I don’t know why, twenty years ago, we wandered in to the little second-hand shop in Tahunanui, Nelson. We were at the stage of life where we were getting rid of stuff, not buying more. But there isn’t much else to do in Tahuna except sunbathe. And this little oil painting grabbed me. I’m a frightfully bad haggler, so when the man said slyly $120, I just paid him. Ian was amazed.


 Only when we got back to the cottage did I wonder: what is it? Who? ‘What’ was easy. It was inscribed ‘Wairau River’. And signed. H E Heffer. German? Jewish? I wanted to find out. So I got in touch with my friend Peter Downes, who was working with the National/Turnbull Library in Wellington … they had never heard of him. Strange. The painting was really art-gallery quality, and New Zealand art from the turn of the century isn’t all that prolific.

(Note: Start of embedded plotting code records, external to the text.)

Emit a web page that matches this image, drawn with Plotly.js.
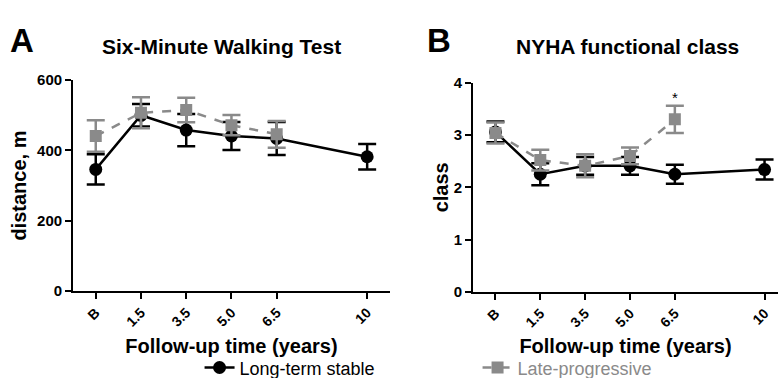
<!DOCTYPE html>
<html>
<head>
<meta charset="utf-8">
<script src="https://cdn.plot.ly/plotly-3.0.1.min.js"></script>
<style>html,body{margin:0;padding:0;background:#fff}#chart{width:778px;height:378px}</style>
</head>
<body>
<div id="chart"></div>
<script>
// category positions and tick labels
var timeIndex = [0, 1, 2, 3, 4, 6];
var timeLabels = ["B", "1.5", "3.5", "5.0", "6.5", "10"];
var lateIndex = [0, 1, 2, 3, 4];

// Six-minute walking test (m)
var walkStable = [346, 500, 458, 441, 434, 382];
var walkStableErr = [43, 32, 46, 40, 47, 36];
var walkLate = [441, 507, 515, 472, 446];
var walkLateErr = [45, 44, 35, 29, 38];

// NYHA class
var nyhaStable = [3.06, 2.25, 2.41, 2.41, 2.25, 2.34];
var nyhaStableErr = [0.20, 0.21, 0.17, 0.17, 0.18, 0.19];
var nyhaLate = [3.04, 2.52, 2.41, 2.60, 3.30];
var nyhaLateErr = [0.20, 0.20, 0.22, 0.16, 0.26];

var BLACK = "#000000", GRAY = "#8a8a8a";
var FONT = "Liberation Sans, Arial, sans-serif";

function stable(x, y, e, xa, ya, show) {
  return {x: x, y: y, xaxis: xa, yaxis: ya, type: "scatter", mode: "lines+markers",
    name: "Long-term stable", showlegend: show,
    line: {color: BLACK, width: 2.5},
    marker: {symbol: "circle", size: 13, color: BLACK},
    error_y: {type: "data", array: e, visible: true, color: BLACK, thickness: 2.5, width: 9}};
}
function late(x, y, e, xa, ya, show) {
  return {x: x, y: y, xaxis: xa, yaxis: ya, type: "scatter", mode: "lines+markers",
    name: '<span style="color:#8a8a8a">Late-progressive</span>', showlegend: show,
    line: {color: GRAY, width: 2.5, dash: "dash"},
    marker: {symbol: "square", size: 12, color: GRAY},
    error_y: {type: "data", array: e, visible: true, color: GRAY, thickness: 2.5, width: 9}};
}

var data = [
  stable(timeIndex, walkStable, walkStableErr, "x", "y", true),
  late(lateIndex, walkLate, walkLateErr, "x", "y", true),
  stable(timeIndex, nyhaStable, nyhaStableErr, "x2", "y2", false),
  late(lateIndex, nyhaLate, nyhaLateErr, "x2", "y2", false)
];

function xaxis(domain, range, anchor) {
  return {domain: domain, range: range, anchor: anchor,
    tickvals: timeIndex, ticktext: timeLabels, tickangle: -45,
    showline: true, linecolor: BLACK, linewidth: 2, ticks: "outside", ticklen: 6, tickwidth: 2, tickcolor: BLACK,
    showgrid: false, zeroline: false,
    tickfont: {family: FONT, size: 14, color: BLACK, weight: "bold"},
    title: {text: "<b>Follow-up time (years)</b>", standoff: 10, font: {family: FONT, size: 20, color: BLACK}}};
}
function yaxis(domain, range, dtick, anchor, title, standoff) {
  return {domain: domain, range: range, dtick: dtick, anchor: anchor,
    showline: true, linecolor: BLACK, linewidth: 2, ticks: "outside", ticklen: 6, tickwidth: 2, tickcolor: BLACK,
    showgrid: false, zeroline: false,
    tickfont: {family: FONT, size: 15, color: BLACK, weight: "bold"},
    title: {text: "<b>" + title + "</b>", standoff: standoff, font: {family: FONT, size: 20, color: BLACK}}};
}

var layout = {
  width: 778, height: 378,
  margin: {l: 0, r: 0, t: 0, b: 0, autoexpand: false},
  paper_bgcolor: "#fff", plot_bgcolor: "#fff",
  showlegend: true,
  legend: {orientation: "h", x: 0.2565, y: -0.022, xanchor: "left", yanchor: "bottom",
    font: {family: FONT, size: 18, color: BLACK},
    entrywidth: 233, entrywidthmode: "pixels", itemwidth: 30, tracegroupgap: 0},
  xaxis: xaxis([0.094, 0.501], [-0.5, 6.5], "y"),
  yaxis: yaxis([0.230, 0.788], [0, 600], 200, "x", "distance, m", 5),
  xaxis2: xaxis([0.608, 1.0], [-0.5, 6.3], "y2"),
  yaxis2: yaxis([0.228, 0.781], [0, 4], 1, "x2", "class", 0),
  annotations: [
    {text: "<b>A</b>", xref: "paper", yref: "paper", x: 0.01, y: 0.894, xanchor: "left", yanchor: "middle", showarrow: false, font: {family: FONT, size: 33, color: BLACK}},
    {text: "<b>B</b>", xref: "paper", yref: "paper", x: 0.546, y: 0.894, xanchor: "left", yanchor: "middle", showarrow: false, font: {family: FONT, size: 33, color: BLACK}},
    {text: "<b>Six-Minute Walking Test</b>", xref: "paper", yref: "paper", x: 0.285, y: 0.878, xanchor: "center", yanchor: "middle", showarrow: false, font: {family: FONT, size: 21, color: BLACK}},
    {text: "<b>NYHA functional class</b>", xref: "paper", yref: "paper", x: 0.807, y: 0.878, xanchor: "center", yanchor: "middle", showarrow: false, font: {family: FONT, size: 21, color: BLACK}},
    {text: "*", xref: "x2", yref: "y2", x: 4, y: 3.72, showarrow: false, font: {family: FONT, size: 15, color: BLACK}}
  ]
};

Plotly.newPlot("chart", data, layout, {staticPlot: true, displayModeBar: false});
</script>
</body>
</html>
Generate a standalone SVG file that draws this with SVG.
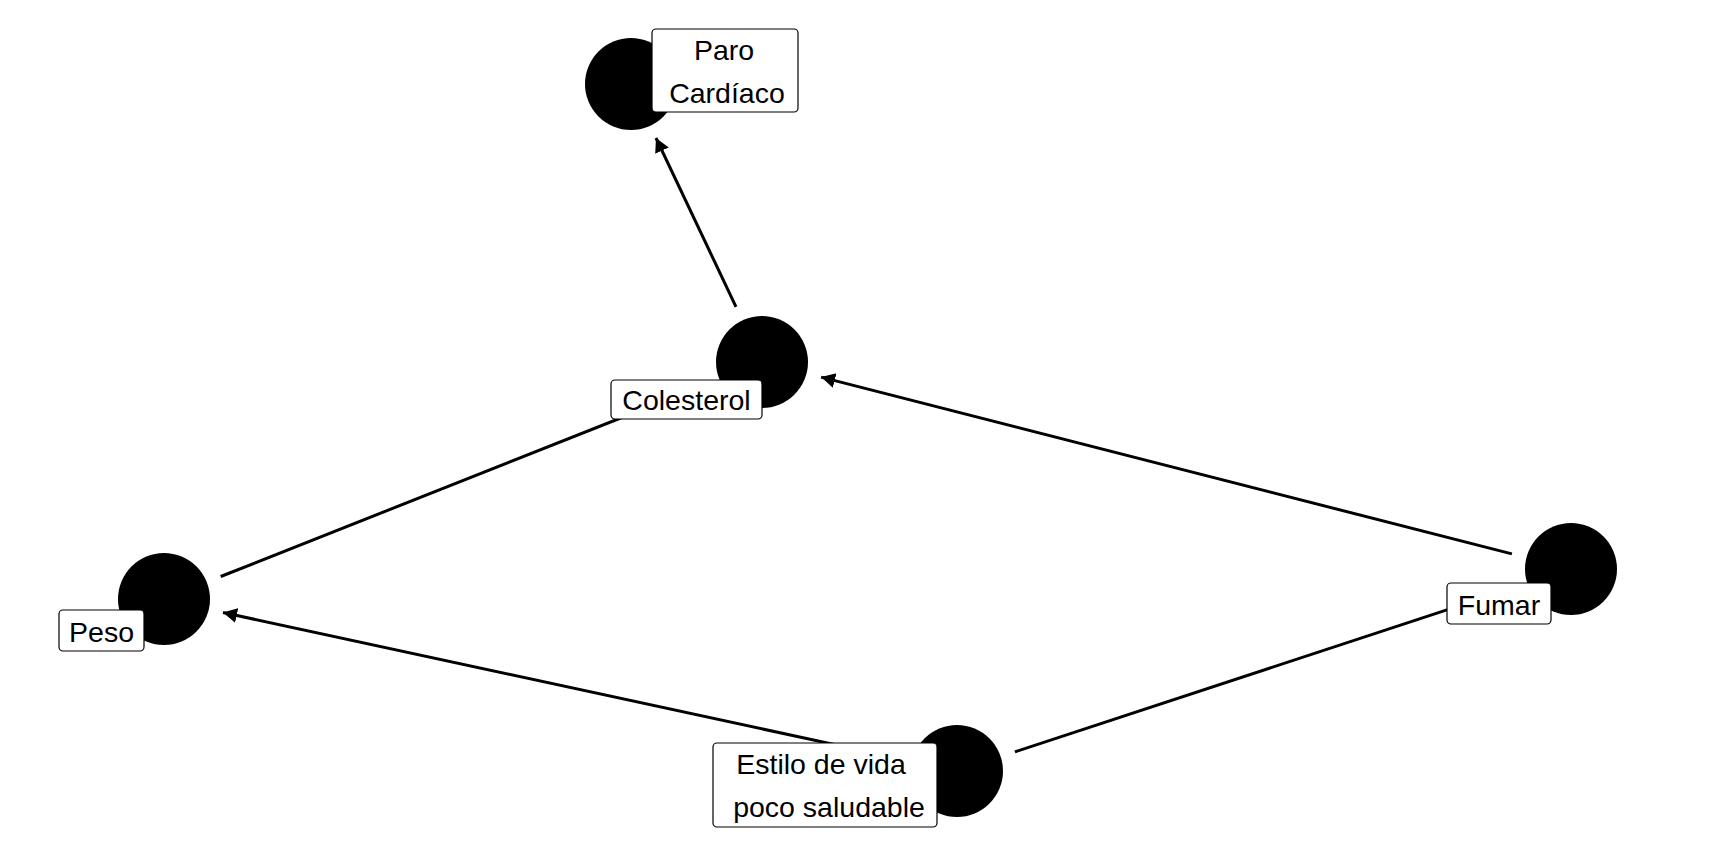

Well, Peter – through an amazing combination of circumstances, found a lot of the answers. Harry Edwin Heffer was born in England in 1878, and came to New Zealand on the Wave Queen with his parents and three siblings in 1880. His father, Samuel John Heffer of Grantchester, Cambridgeshire was, like his father before him, a brewer by trade, and during the 1880s he worked in Wanganui, setting up, eventually, the Crown Brewery in the old Academy of Music, while his wife operated a milk business. 


The venture went down the drain in 1890, and the family moved to 23 Hill Street, Wellington where, we are told ‘Harry started an apprenticeship with a coach-smith, wielding a 15lb sledgehammer for six days a week and being paid 7/6d’. He also began painting landscapes. Father must have recovered from his monetary inconvenience, for in 1898 he bought 130 acres at Paraparaumu for L1,932 and the Heffers moved north. In the meanwhile, Harry had begun exhibiting at the New Zealand Academy of Fine Arts: ‘Carting Shingle in Island Bay’, ‘In Porirua Harbour’, ‘On the Waikanae River’, ‘On the Paraparaumu Road’ and – yes, 1906, ‘Wairau River’. L2.10s. My picture!


Harry had a colourful life. He set up a blacksmith’s shop, married in 1902, and he and his wife became keen bikies, touring the region widely with Harry’s sketch book. After the war, he turned to farming and the painting was laid aside, but when he retired he again picked up brush. But it is his pictures of pre-war New Zealand – mostly of the southern part of the North Island and the Marlborough area, whither his parents latterly removed, which comprise the heart of his work.


H E Heffer died at Masterton 28 December 1954, and his wife Georgina (née Howell) 2 January 1856. They had a daughter and a son, and when I first found the painting, Peter actually found the son, Francis Bentinck Heffer, living in Tauranga. Since then, he has died (aged 95), but he left us with the fascinating tale of the bikie blacksmith who recorded turn-of-the-century New Zealand in oils … I hope others of his works have survived, as well as mine.

PS A goodish family tree of the Heffers has been posted on the web, from which I learn that Harry’s brother, Thomas, made it into Who’s Who In Australia as ‘former general manager with the Bank of NSW’ for 47 years.